Peter Pan collar fabric

Your attention please! We want a beautiful crisp Peter Pan collar with a flat finish on the neckline and on the curved edges. In order to do so, we need lightness and stability that we can get in different ways:

  • First of all, you will have to interface the under collar in any case. I only did this with my blouse version because the viscose crepe I had was both light and stable.
  • Then, if your main fabric is slightly too thick or lacks stability (like for my dress sample), I recommend to use a different and more stable fabric for the under collar like a cotton lawn or a cotton voile. For my dress, I used some cotton voile fabric in the same colour but much more stable and light than the main fabric.
  • Lastly, you could also make the entire Peter Pan collar (top and under collars) in a light and stable fabric which contrasts with the main fabric. We often see contrasting Peter Pan collar, black on white or the contrary. This is my idea for the next Paulette I will make.

Lining fabric 

In order to line the bodice, you will need a light and stable fabric, soft against the skin, like a cotton voile or a cotton lawn. This fabric can also be used for the under collar if your main fabric is too thick and unstable as suggested above.

For both Paulette samples, I used a cotton voile fabric for the bodice lining.

A few hacks ideas

Paulette has a lot of potential, and you could get a huge variety of makes with some imagination. Here are a few ideas…

  • Add hidden pockets on the side of the dress using this tutorial.

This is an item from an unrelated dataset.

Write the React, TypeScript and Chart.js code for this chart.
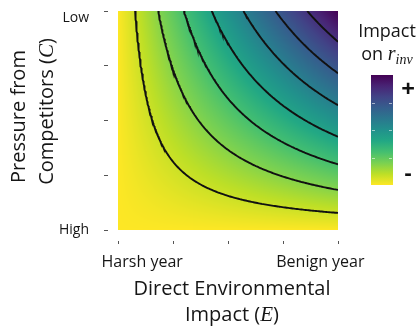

  • You could change the shape of the Peter Pan collar or the front keyhole by redrawing the curves to your taste! Why not have pointed edges at the front of the collar?
  • You could personalise the dress by adding some piping along the edge of the collar and on the bodice/skirt seam, or pompom trimmings for even more impact! One of my testers, @mimi_kikoo, did this and look at how different her dress looks!